CFDs are not legal in all countries, but where they are, there are laws in place to protect client’s money so that investors aren’t exposed to poor practices by CFD providers. The law requires that funds delivered to a CFD provider must be kept separately from the provider’s own, to stop them from hedging their own investments. But the law still might not stop the provider from aggregating client moneys to their own benefit anyway. When a contract is set up, the provider takes out a margin and may request additional margins from the aggregated account. If the other clients in the pooled account don’t meet margin calls, the CFD provider is allowed to draw from the pooled account, which could lower profits.

Liquidity Risks and Gapping

Many financial transactions are affected by market conditions, which can raise the risk of losses. When there aren’t sufficient trades in the particular underlying asset being made in the market, this may make your existing contract illiquid. When this happens, a CFD provider may insist that additional margin payments be made or that you close contracts and take losses.

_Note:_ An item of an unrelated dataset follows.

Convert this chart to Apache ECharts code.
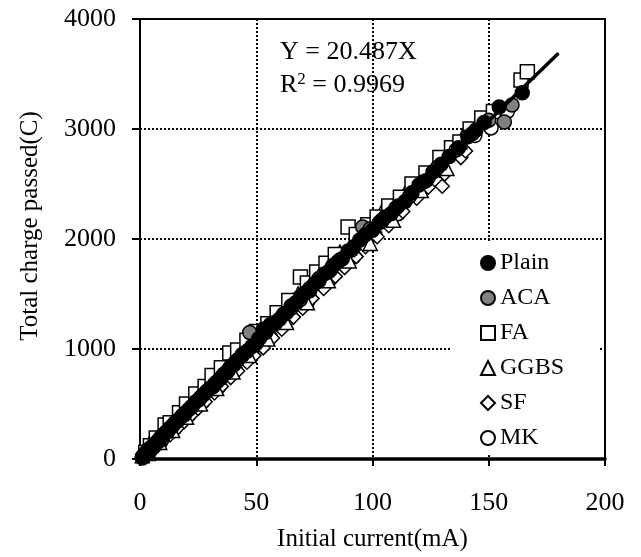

Another issue is gapping. Some markets can move so quickly that between the time that you agree a price for a trade and the trade is actually executed, it falls. When this happens the holder of an existing contract would need to accept lower profits or fill in the financial ‘gap’ that the CFD provider experiences.

Stop Your Losses

With CFD trading, stop-loss orders become an essential risk management tool. Some CFD providers offer a guaranteed stop-loss order, which means the contract closes at a predetermined price. Despite this, and even with a minimal initial set up fee and potentially hefty returns to be had, CFD trading can leave you catastrophically deep in the red. It essential to do your homework before you go anywhere near one of these leveraged products.